Умонастроения тех лет определили характер
ранних работ Рассела по философии математики
(“Основания геометрии Евклида”. “Отношение
числа и количества”). Первая была написана
с позиций Канта, вторая навеяна философией
Гегеля. Вдохновленный гегелевскими идеями,
Рассел собирался приступить к написанию
ряда книг по философии естествознания
и социальных наук, вынашивал грандиозный
замысел теоретического и практического
синтеза обеих ветвей знания. Однако выстроенная
им схема метафизики подверглась беспощадной
критике (Уайтхед и др.), и он отказался
от своего плана. Несостоятельными оказались
и его результаты в области геометрии.
О своих работах по философии математики
и физики, выполненных до 1898г., Рассел впоследствии
отзывался резко отрицательно. Убедившись
на собственном опыте в бесплодности философских
спекуляций применительно к современной
науке, Рассел выступил с их решительной
критикой. Это привело к радикальному
изменению философской ориентации: вслед
за Муром он совершает крутой поворот
от “абсолютного идеализма” к “реализму”
и эмпиризму. Преодоление гегельянства.
В 1897—1898 гг. Рассел отходит от гегельянства.
В этом ему помогают аргументы против
идеализма, к тому времени уже наработанные
Муром. Опираясь на его опыт, Рассел практикует
анализ чувственно данного с позиций реализма,
развивает критику субъективного идеализма.
Продвигаясь в этом направлении, он приходит
к теории реальности, утверждавшей принципиальное
различие (дуализм) материи и сознания,
единичного и общего (универсалий). Несмотря
на некоторые изменения этой концепции
в будущем, он останется в принципе верен
ей на протяжении всех последующих лет.
Переломным в своей философской эволюции
Рассел считал 1898 г., когда он, по его собственным
словам, вместе с Муром поднял бунт против
Канта и Гегеля. Рассел вспоминал: “Мур
начал бунт, я верно за ним последовал.
… В дальнейшем мы отказались от многих
тогдашних идей, однако критическую часть,
а именно то, что факт в общем и целом независим
от опыта, продолжаем, — полагаю, что оба
— считать правильной.” В последующие
два года, к рубежу столетий, Рассел приходит
к основным идеям аналитической философии
и новой логики. К критике гегельянства
его подтолкнуло изучение философии Лейбница.

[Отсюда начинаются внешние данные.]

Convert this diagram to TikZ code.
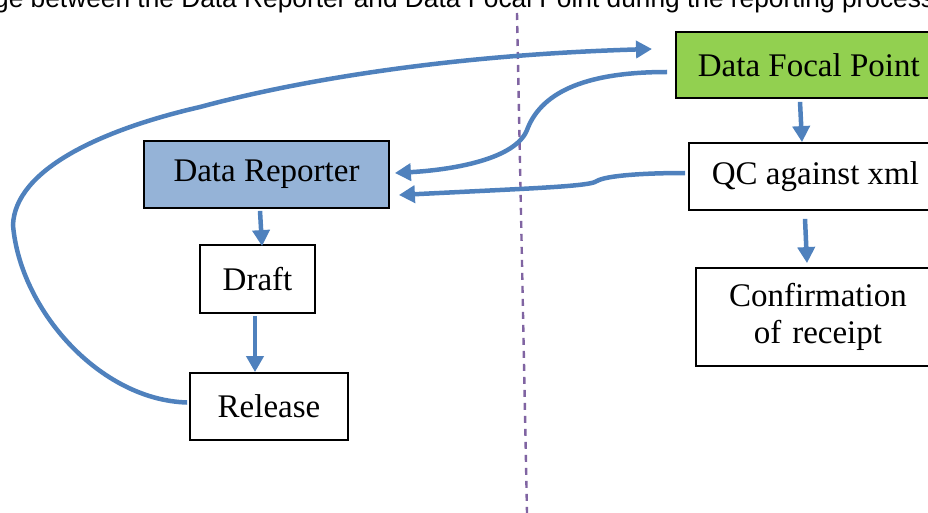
\documentclass[tikz,border=0pt]{standalone}
\usepackage{fontspec}
\setmainfont{Liberation Serif}
\newfontfamily\titlefont{Liberation Sans}
\usetikzlibrary{arrows.meta}
\definecolor{flowblue}{HTML}{4F81BD}
\definecolor{repblue}{HTML}{95B3D7}
\definecolor{focgreen}{HTML}{92D050}
\definecolor{divpurple}{HTML}{8064A2}
\begin{document}
\begin{tikzpicture}[x=1pt,y=-1pt,
  box/.style={draw=black,line width=1.8pt,rectangle,font=\fontsize{33}{39}\selectfont,inner ysep=0pt},
  flow/.style={draw=flowblue,line width=4.5pt,-{Triangle[length=16pt,width=17pt]}},
]
\useasboundingbox (0,0) rectangle (928,513);
% title (cropped at top, as in the reference)
\node[anchor=base west,inner sep=0pt,font=\titlefont\fontsize{26.3}{31}\selectfont] (title) at (-6,8) {ge between the Data Reporter and Data Focal Point during the reporting process};
% divider
\draw[divpurple,line width=2.4pt,dash pattern=on 7pt off 6pt] (517,13) coordinate (dtop) -- (527,513) coordinate (dbot);
% boxes
\node[box,fill=focgreen,anchor=west,minimum height=66pt,inner xsep=22pt,align=left] (dfp) at (675,65) {Data Focal Point\hspace{30pt}};
\node[box,fill=white,anchor=west,minimum height=67pt,inner xsep=23pt,align=left] (qc) at (688,176.5) {QC against xml\hspace{30pt}};
\node[box,fill=white,anchor=west,minimum height=98pt,inner xsep=0pt,text width=244pt,align=center,font=\fontsize{33}{37}\selectfont] (conf) at (695,317) {Confirmation\\of receipt};
\node[box,fill=repblue,minimum width=245pt,minimum height=67pt] (dr) at (266.5,174.5) {Data Reporter};
\node[box,fill=white,minimum width=115pt,minimum height=68pt] (draft) at (257.5,279) {Draft};
\node[box,fill=white,minimum width=158pt,minimum height=67pt] (rel) at (269,406.5) {Release};
% long connectors
\draw[flow] ([xshift=-2pt,yshift=4pt]rel.west) .. controls (100,400) and (20,310) .. (13,225)
  .. controls (15,170) and (100,130) .. (200,107)
  .. controls (300,80) and (450,55) .. ([xshift=-23pt,yshift=16pt]dfp.west);
\draw[flow] ([xshift=-8pt,yshift=-7pt]dfp.west) .. controls (580,72) and (540,95) .. (527,130)
  .. controls (515,160) and (450,170) .. ([xshift=5pt,yshift=1.5pt]dr.east);
\draw[flow] ([xshift=-3pt,yshift=3.5pt]qc.west) .. controls (640,173) and (605,176) .. (597,181)
  .. controls (592,185) and (560,187) .. (500,190) -- ([xshift=9pt,yshift=-20.5pt]dr.east);
% short connectors
\draw[flow] ([xshift=-6.5pt,yshift=-2pt]dr.south) -- ([xshift=4.5pt,yshift=-2pt]draft.north);
\draw[flow] ([xshift=-2.5pt,yshift=-2pt]draft.south) -- ([xshift=-14pt,yshift=0pt]rel.north);
\draw[flow] ([xshift=125pt,yshift=-3pt]dfp.south west) -- ([xshift=114pt,yshift=0pt]qc.north west);
\draw[flow] ([xshift=117pt,yshift=-8pt]qc.south west) -- ([xshift=112pt,yshift=4pt]conf.north west);
\end{tikzpicture}
\end{document}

В ходе работы Расселу открылось: великий
немецкий мыслитель развенчал догму, будто
“всякое отношение коренится в природе
соотносимых предметов” и потому мир
пронизан внутренними отношениями. Это
позволило уяснить безосновательность
аргумента о нереальности внешних отношений.
Мысли Лейбница помогли Расселу понять
несостоятельность гегельянской концепции
отношений, преодолеть, может быть, самый
серьезный барьер на пути от философии
синтеза к философии анализа. Доктрине
абсолютного идеализма и монизма были
противопоставлены философский реализм
и плюрализм. Работы Лейбница во многом
подсказали Расселу и идею метода анализа
в философии, суть которой заключалась
в разложении сложных форм знания на простые
и выявлении таким путем “истинной схемы
знания”, представляющей “подлинную
структуру мира”. Основные идеи аналитического
метода содержались уже в книге Рассела
“Критическое изложение философии Лейбница”
(1900). С расселовской критики концепции
внутренних отношений (Брэдли), а также
с аргументов Рассела и Мура в пользу внешних
отношений, берет начало “кембриджский
анализ” XX в. и аналитическая философия
в целом”. Чувство освобождения от пут
гегельянства Рассел сравнивал с выходом
из душного помещения на свежий воздух.
Умудренный опытом, он вновь возвращается
к настроениям английского эмпиризма
и атомизма (или элементаризма), к способу
мышления, при котором сложное, чтобы быть
понятым, делится на простое, а затем вновь
воссоздается из этих элементов. Это повторное,
уже выстраданное, не наивное принятие
юмовско-миллевских взглядов на природу
познания Рассел считал решающим пунктом
своего философского развития. Общефилософские
позиции. При всех изменениях интересов
и разных влияниях, которые он испытывал,
неизменно устойчивым оставалось пристальное
внимание Рассела к изучению природы познания.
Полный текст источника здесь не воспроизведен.